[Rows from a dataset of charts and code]
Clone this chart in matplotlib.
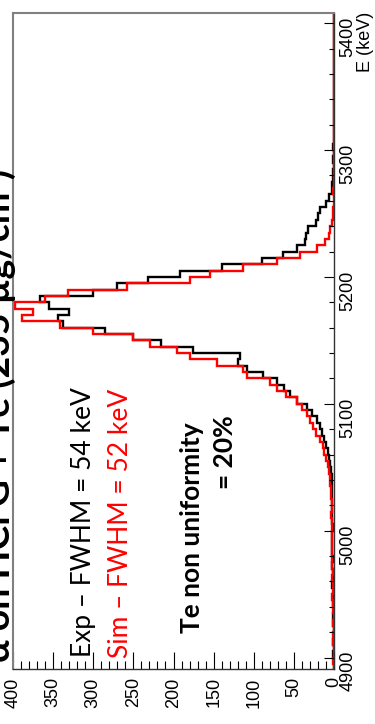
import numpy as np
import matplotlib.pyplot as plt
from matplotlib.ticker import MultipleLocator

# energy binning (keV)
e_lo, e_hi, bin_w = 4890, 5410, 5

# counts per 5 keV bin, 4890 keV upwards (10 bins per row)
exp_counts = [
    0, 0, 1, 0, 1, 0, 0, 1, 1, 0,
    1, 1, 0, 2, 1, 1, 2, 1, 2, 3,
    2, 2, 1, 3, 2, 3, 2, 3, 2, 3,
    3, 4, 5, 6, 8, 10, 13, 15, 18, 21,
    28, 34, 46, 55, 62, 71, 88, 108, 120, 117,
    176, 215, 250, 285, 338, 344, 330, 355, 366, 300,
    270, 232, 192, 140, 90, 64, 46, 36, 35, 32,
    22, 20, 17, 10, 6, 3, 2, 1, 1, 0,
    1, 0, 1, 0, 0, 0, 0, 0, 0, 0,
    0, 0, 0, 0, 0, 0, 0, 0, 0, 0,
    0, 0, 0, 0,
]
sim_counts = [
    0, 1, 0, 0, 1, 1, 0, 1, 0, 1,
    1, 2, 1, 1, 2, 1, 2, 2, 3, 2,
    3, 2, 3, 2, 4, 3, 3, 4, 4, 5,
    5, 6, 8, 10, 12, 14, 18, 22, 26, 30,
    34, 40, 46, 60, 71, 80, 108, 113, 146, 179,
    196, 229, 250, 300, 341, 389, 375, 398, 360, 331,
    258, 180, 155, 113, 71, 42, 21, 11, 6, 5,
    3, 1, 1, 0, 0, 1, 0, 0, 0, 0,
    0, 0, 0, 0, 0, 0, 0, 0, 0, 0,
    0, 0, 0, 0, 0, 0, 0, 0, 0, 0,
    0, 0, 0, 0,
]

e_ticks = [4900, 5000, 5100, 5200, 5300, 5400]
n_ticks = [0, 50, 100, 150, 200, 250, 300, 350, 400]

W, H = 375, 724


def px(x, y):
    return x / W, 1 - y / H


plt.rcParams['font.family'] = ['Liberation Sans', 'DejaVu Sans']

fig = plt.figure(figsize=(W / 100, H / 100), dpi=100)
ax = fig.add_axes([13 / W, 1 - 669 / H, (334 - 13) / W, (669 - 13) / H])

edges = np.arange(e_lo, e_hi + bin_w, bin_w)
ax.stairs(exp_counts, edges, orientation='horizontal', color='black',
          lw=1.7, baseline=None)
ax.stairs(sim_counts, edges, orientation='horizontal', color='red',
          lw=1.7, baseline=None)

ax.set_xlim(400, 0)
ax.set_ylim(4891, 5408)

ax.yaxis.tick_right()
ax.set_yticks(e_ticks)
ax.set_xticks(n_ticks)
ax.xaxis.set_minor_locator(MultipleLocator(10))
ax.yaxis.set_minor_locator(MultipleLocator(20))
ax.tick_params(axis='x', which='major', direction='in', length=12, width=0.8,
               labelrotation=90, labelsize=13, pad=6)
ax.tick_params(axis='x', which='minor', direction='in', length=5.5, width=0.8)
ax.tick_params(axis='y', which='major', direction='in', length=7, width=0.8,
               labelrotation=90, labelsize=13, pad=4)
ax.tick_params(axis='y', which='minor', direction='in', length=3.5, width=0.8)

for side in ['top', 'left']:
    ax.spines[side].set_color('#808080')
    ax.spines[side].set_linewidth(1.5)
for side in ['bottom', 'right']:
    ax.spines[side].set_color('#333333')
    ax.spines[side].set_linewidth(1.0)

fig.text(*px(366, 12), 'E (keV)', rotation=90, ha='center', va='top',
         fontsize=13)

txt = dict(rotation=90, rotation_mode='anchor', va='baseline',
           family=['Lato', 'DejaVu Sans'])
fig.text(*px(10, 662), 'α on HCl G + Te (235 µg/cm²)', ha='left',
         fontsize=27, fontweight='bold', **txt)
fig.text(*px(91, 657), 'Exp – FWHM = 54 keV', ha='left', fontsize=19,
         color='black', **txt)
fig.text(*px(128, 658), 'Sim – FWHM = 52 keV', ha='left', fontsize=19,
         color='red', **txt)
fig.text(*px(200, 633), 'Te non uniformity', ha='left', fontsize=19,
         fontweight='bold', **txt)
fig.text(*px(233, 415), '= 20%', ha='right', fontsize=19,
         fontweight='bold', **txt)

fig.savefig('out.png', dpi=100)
--
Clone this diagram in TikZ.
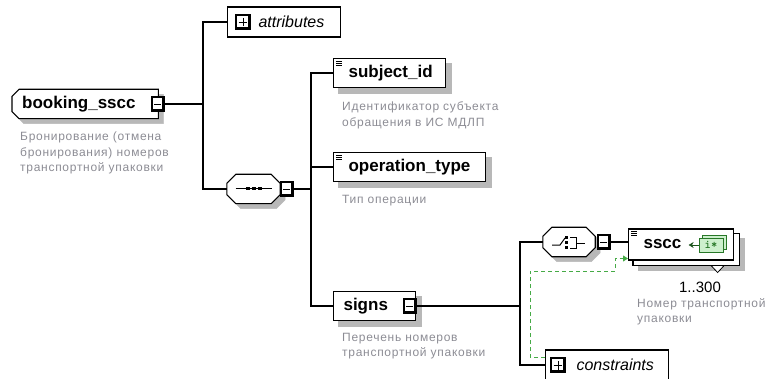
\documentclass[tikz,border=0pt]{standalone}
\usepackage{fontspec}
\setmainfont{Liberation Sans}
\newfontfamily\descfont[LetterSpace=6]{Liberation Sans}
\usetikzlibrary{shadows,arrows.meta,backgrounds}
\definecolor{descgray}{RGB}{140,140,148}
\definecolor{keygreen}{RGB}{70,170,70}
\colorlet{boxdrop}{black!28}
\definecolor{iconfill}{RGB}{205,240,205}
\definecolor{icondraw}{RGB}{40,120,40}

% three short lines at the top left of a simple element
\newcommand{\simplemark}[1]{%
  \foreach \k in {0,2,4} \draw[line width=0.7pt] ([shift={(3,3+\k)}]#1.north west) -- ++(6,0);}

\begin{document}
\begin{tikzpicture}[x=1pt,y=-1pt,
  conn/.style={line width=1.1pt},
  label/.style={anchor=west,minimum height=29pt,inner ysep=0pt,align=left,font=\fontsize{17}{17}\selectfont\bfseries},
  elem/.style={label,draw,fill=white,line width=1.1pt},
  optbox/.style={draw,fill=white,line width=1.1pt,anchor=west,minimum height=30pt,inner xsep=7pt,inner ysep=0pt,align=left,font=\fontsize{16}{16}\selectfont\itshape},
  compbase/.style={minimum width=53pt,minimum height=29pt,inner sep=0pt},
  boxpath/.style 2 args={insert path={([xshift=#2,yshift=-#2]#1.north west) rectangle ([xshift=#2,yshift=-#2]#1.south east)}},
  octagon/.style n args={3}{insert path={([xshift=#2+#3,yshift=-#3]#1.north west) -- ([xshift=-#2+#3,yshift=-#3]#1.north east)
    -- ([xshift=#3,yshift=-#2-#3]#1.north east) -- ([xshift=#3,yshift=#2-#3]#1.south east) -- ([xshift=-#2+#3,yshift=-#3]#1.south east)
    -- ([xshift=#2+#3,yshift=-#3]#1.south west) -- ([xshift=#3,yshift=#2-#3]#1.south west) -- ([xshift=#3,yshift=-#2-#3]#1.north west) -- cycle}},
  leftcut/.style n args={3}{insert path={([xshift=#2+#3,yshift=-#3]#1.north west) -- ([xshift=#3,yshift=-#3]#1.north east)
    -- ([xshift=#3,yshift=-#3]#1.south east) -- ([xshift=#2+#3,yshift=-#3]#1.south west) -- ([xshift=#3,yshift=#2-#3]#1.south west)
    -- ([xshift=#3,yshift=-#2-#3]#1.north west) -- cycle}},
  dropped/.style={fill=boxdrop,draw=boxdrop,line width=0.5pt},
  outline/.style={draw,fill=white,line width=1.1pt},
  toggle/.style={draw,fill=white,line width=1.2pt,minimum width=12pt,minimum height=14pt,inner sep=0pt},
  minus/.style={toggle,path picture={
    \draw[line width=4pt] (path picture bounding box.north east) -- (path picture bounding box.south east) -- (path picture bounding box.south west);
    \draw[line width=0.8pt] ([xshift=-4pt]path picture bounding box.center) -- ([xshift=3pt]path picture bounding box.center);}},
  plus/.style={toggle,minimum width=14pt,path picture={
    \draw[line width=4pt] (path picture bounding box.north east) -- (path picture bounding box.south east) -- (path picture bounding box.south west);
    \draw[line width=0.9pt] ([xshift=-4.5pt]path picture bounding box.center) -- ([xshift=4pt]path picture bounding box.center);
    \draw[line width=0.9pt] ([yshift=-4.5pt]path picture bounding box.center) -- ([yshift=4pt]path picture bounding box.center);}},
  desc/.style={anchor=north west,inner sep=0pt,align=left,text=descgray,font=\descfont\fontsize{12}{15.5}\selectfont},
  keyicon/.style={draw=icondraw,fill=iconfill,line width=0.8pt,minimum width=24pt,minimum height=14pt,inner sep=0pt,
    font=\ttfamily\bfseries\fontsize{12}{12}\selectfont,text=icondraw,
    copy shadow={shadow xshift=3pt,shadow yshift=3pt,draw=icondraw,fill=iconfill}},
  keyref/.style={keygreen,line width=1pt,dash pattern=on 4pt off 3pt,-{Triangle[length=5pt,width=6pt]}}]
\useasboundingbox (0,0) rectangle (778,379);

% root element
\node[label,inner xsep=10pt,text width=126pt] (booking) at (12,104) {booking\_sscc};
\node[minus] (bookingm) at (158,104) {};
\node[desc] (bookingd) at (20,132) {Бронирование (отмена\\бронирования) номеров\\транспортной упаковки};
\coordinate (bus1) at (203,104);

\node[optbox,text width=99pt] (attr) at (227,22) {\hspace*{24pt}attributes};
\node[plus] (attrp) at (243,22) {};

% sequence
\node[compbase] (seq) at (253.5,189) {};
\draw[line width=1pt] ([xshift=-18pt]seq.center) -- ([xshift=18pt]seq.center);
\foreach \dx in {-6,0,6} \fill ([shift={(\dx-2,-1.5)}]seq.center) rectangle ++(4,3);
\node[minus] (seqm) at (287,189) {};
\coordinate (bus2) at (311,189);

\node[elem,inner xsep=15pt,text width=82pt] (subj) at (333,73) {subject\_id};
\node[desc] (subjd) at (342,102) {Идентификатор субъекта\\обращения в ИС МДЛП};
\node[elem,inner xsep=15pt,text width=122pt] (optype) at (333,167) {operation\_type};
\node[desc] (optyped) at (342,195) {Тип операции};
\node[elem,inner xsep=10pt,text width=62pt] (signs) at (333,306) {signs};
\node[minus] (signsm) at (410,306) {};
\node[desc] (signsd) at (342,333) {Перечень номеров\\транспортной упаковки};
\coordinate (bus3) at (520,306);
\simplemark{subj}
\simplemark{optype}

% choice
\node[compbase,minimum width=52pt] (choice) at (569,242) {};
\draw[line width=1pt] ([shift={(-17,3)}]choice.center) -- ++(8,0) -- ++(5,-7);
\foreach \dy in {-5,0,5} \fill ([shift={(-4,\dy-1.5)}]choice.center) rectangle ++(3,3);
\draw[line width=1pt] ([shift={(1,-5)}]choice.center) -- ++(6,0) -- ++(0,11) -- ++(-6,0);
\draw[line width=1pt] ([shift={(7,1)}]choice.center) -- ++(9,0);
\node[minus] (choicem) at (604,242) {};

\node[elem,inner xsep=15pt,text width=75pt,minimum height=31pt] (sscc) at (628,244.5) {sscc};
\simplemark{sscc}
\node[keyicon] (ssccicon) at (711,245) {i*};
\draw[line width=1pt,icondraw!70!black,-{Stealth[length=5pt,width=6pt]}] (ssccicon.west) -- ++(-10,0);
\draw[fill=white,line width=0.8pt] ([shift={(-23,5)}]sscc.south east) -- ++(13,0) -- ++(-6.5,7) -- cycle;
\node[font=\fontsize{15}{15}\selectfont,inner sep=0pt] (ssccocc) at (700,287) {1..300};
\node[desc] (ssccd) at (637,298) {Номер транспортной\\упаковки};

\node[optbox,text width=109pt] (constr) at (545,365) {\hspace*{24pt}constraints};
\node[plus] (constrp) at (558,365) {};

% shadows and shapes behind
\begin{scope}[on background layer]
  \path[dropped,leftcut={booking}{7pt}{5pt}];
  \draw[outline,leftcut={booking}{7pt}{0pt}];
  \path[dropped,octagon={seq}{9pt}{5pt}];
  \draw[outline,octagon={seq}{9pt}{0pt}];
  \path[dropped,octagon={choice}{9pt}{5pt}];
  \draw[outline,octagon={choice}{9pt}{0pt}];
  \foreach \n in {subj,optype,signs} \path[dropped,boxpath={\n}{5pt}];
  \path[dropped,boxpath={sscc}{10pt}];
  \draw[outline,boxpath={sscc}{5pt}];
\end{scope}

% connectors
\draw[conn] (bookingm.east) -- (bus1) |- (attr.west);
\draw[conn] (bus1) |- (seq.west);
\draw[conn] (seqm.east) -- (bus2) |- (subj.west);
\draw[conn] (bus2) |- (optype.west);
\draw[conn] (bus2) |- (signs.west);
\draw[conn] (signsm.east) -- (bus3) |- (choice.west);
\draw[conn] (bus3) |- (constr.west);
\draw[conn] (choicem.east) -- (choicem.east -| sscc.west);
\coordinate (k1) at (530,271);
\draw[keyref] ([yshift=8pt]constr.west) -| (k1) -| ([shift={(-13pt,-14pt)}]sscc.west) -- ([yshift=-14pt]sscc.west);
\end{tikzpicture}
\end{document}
--
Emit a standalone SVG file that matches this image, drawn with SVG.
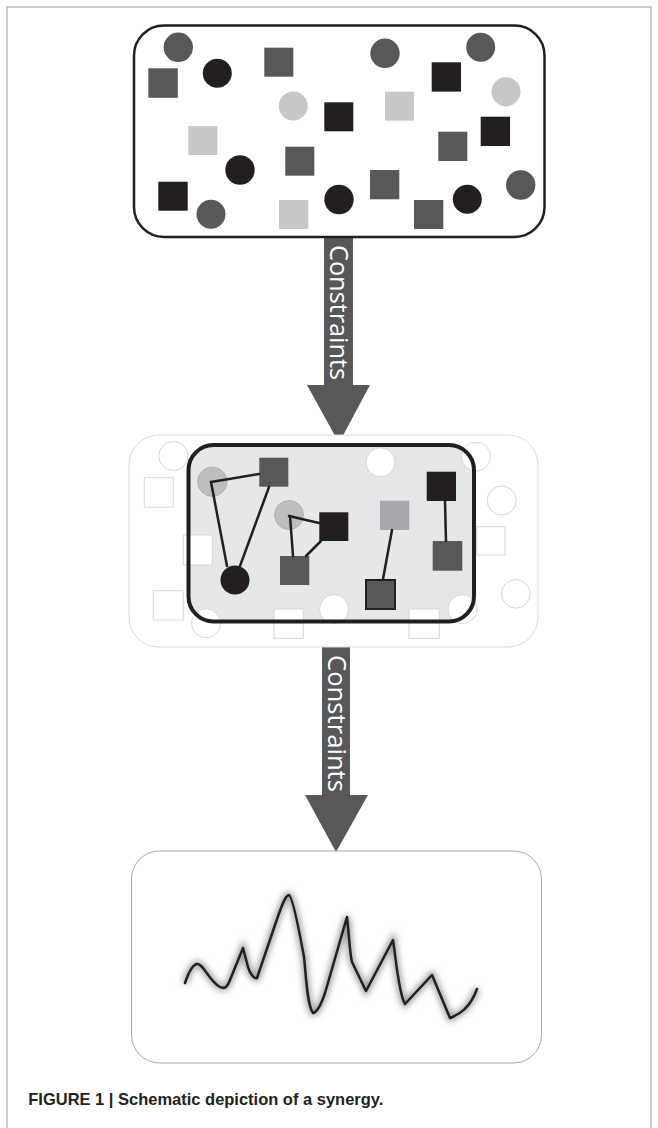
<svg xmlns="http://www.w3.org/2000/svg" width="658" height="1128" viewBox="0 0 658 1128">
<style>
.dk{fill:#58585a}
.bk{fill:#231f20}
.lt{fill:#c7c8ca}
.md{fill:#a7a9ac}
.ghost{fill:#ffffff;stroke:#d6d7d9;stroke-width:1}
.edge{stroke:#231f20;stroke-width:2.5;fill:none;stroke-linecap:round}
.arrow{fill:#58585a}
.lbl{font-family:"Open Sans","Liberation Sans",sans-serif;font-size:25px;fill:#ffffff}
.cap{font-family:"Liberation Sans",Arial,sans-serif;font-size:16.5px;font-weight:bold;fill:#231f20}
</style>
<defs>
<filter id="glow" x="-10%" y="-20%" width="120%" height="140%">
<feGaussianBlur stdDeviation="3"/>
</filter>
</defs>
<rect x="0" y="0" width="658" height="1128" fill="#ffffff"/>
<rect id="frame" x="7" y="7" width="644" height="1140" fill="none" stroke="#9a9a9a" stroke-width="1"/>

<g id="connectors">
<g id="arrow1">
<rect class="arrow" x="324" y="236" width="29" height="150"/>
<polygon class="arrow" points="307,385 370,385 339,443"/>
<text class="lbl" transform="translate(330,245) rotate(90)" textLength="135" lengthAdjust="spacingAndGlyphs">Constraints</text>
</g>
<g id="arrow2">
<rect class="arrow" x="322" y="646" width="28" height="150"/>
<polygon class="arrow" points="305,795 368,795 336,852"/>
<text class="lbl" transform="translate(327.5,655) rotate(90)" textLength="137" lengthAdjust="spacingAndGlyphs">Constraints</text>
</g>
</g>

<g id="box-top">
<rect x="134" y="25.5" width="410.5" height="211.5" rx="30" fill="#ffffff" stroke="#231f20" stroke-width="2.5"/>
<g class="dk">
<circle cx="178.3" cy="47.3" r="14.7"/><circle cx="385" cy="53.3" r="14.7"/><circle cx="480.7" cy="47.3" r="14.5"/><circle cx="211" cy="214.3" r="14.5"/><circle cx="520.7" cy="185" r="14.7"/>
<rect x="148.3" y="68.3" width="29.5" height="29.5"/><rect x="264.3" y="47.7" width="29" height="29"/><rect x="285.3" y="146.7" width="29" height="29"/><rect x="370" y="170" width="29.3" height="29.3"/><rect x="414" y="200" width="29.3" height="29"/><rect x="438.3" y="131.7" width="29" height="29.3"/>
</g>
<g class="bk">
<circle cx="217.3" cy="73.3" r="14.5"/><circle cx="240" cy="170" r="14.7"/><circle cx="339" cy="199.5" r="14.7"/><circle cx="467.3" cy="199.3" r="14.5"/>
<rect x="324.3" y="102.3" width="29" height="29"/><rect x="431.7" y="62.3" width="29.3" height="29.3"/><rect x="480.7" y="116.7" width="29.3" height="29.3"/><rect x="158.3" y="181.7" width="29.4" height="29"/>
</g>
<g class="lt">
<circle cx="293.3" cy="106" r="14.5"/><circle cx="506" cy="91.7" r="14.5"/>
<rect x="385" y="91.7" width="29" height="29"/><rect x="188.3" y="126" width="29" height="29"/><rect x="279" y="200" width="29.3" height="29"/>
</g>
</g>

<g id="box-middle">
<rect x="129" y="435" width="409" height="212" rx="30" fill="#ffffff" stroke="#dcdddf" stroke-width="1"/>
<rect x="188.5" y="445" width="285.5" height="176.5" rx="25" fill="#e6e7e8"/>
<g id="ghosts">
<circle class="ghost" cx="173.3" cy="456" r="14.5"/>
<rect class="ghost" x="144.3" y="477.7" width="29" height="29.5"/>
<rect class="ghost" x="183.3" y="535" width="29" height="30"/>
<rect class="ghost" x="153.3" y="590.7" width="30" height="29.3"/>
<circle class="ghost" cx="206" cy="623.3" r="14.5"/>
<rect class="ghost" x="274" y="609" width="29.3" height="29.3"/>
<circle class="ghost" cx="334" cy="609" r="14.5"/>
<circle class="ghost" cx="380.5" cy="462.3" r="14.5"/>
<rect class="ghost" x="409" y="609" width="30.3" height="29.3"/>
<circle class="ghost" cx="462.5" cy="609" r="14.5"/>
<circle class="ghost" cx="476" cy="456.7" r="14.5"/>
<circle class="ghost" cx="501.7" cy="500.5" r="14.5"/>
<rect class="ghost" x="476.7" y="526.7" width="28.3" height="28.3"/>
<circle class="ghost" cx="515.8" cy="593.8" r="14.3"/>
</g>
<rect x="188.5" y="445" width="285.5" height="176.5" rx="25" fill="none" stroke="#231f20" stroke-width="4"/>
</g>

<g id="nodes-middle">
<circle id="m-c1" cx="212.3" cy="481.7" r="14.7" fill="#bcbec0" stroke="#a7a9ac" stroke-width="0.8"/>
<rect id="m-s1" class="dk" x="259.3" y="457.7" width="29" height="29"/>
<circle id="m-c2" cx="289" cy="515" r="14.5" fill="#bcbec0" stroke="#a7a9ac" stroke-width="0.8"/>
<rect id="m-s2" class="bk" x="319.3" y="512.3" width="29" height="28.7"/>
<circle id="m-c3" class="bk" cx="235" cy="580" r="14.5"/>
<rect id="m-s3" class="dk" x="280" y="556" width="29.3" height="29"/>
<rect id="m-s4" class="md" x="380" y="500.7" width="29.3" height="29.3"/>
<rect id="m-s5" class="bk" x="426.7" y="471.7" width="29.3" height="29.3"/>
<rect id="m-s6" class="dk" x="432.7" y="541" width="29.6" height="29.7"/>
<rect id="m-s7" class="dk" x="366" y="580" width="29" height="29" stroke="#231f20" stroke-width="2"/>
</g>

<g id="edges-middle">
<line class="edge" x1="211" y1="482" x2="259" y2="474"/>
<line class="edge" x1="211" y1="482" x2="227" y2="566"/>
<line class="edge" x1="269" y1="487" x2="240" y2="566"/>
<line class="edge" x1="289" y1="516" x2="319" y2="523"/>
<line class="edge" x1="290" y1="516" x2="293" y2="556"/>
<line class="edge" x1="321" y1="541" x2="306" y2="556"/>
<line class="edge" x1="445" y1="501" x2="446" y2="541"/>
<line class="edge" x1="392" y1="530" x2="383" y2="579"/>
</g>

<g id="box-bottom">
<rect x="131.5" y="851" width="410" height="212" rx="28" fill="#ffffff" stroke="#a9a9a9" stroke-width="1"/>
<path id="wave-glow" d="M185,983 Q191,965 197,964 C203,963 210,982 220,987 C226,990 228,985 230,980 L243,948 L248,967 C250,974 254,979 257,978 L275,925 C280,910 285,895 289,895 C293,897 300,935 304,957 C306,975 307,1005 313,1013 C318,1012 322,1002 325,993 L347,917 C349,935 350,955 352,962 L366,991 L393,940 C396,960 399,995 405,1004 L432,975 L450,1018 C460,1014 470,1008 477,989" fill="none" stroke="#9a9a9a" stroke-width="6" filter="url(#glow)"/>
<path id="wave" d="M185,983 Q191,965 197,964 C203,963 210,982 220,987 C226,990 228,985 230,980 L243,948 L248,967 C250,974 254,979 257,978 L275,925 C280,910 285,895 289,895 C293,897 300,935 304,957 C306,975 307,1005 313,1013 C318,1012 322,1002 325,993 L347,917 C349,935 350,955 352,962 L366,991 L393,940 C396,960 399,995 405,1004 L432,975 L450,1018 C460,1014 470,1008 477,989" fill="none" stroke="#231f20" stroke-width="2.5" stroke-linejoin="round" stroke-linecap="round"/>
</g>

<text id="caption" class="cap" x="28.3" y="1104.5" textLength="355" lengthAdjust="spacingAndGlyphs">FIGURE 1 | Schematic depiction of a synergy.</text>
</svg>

EXERCISE TASK
Above are some records; quote exactly and only the lines that begin at the line containing "Clone this chart in matplotlib." and stop after the line containing "e_lo, e_hi, bin_w = 4890, 5410, 5", leaving out the pictures.

TASK RESULT
Clone this chart in matplotlib.
import numpy as np
import matplotlib.pyplot as plt
from matplotlib.ticker import MultipleLocator

# energy binning (keV)
e_lo, e_hi, bin_w = 4890, 5410, 5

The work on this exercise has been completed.